If we did not have money at stake, the various predictions about the Fed would be amusing. Every day the parade of the pundits on CNBC includes those who talk about what the Fed should do and what the Fed will do.
With a very vew exceptions, most of those offering opinions about what they should do are completely clueless. I have a new person in my office, a very bright, young almost-graduate from a good local university. (The Old Prof looks for this sort of person, since I accept the adage that "you can’t coach speed." We look for bright people who want to show what they can do and then give them the chance. They have to be friendly and coachable as well, since there is a lot of give and take in our educational process.) Anyway, she noted that most of those appearing on CNBC seemd to be spouting cliche`s rather than analyzing. She almost has her finance degree. The particular commentator had said something about the "pulling away of the punch bowl was ruining our dead cat bounce" so her point was valid.
Since anyone can join in this, let me add a few predictions.
- At the beginning of the cycle, the Fed set out to get to neutral, not to slow the economy. At the time, that might have been 3.5% to 4% on the Fed Funds rate. Since inflation (using the approved Fed measures) has crept a little higher, neutral is probably now about 5% or a touch higher.
- If you understand how the Fed and the staff thinks, and how monetary policy works, you realize that the interest rate hikes have not been a restrictive factor until very recently. In fact, even today, a top economist was arguing on CNBC today that the rate hikes are still not restrictive. This is extremely different from the view of many pundits and hedge fund managers (led and exemplified by Doug Kass — a savvy and high-profile guy on Cramer’s site and CNBC). They have been viewing even the early rate hikes as "headwinds."

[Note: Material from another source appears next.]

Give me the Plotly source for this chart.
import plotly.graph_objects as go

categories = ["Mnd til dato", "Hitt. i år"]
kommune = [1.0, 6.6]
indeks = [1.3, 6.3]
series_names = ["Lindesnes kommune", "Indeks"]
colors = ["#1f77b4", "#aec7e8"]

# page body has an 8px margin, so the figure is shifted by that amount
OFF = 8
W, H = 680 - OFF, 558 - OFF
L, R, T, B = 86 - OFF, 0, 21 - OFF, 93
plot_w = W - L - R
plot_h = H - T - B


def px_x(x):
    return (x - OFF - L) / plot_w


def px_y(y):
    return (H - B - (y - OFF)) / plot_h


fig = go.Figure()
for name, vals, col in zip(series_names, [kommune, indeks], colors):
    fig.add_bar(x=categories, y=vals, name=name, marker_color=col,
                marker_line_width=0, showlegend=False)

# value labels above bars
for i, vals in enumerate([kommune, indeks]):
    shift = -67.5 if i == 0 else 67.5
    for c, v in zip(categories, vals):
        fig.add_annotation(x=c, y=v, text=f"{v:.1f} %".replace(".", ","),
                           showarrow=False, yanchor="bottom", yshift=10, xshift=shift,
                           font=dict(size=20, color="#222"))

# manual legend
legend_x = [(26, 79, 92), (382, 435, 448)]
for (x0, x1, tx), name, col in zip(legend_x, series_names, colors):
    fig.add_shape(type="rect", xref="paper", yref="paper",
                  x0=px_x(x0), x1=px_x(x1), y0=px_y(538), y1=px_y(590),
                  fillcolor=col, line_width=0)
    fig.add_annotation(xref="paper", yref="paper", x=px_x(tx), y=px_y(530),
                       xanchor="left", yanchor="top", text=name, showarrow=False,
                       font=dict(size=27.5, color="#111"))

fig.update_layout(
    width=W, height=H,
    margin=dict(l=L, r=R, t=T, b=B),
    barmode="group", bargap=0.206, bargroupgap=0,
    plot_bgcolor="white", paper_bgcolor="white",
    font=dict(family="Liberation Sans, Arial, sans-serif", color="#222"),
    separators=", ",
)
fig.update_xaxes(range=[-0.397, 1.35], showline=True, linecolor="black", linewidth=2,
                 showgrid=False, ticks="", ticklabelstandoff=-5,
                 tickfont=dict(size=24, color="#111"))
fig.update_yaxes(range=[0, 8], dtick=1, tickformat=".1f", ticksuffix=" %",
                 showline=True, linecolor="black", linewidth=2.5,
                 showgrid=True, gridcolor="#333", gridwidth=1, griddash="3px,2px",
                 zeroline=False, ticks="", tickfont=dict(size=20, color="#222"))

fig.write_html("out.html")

- Fed policy lags by six to nine months. They know that, as does any economist. That means that we are only beginning to feel the effects of Fed tightening, and we’ll see more in the next few months. This is an expected, predictable slowdown in the rate of economic growth. It is not a recession or stagflation or whatever else the worrywarts are projecting this week.
- No one knows what the Fed’s next move will be, including me. The reason is that they do not yet know themselves. They know that it is all data driven, and that there are lags.
- Having said all of this about the difficulty of predicting, I would not be surprised to see the Fed pause for a bit to get more information. This might be accompanied by tough talk, since they want to contain inflationary expectations.
- If there is a spike in oil prices, world turmoil, or any number of other bad things that might happen, the Fed will not raise rates and might lower them.
People forget that the Fed has a dual mission that includes economic growth.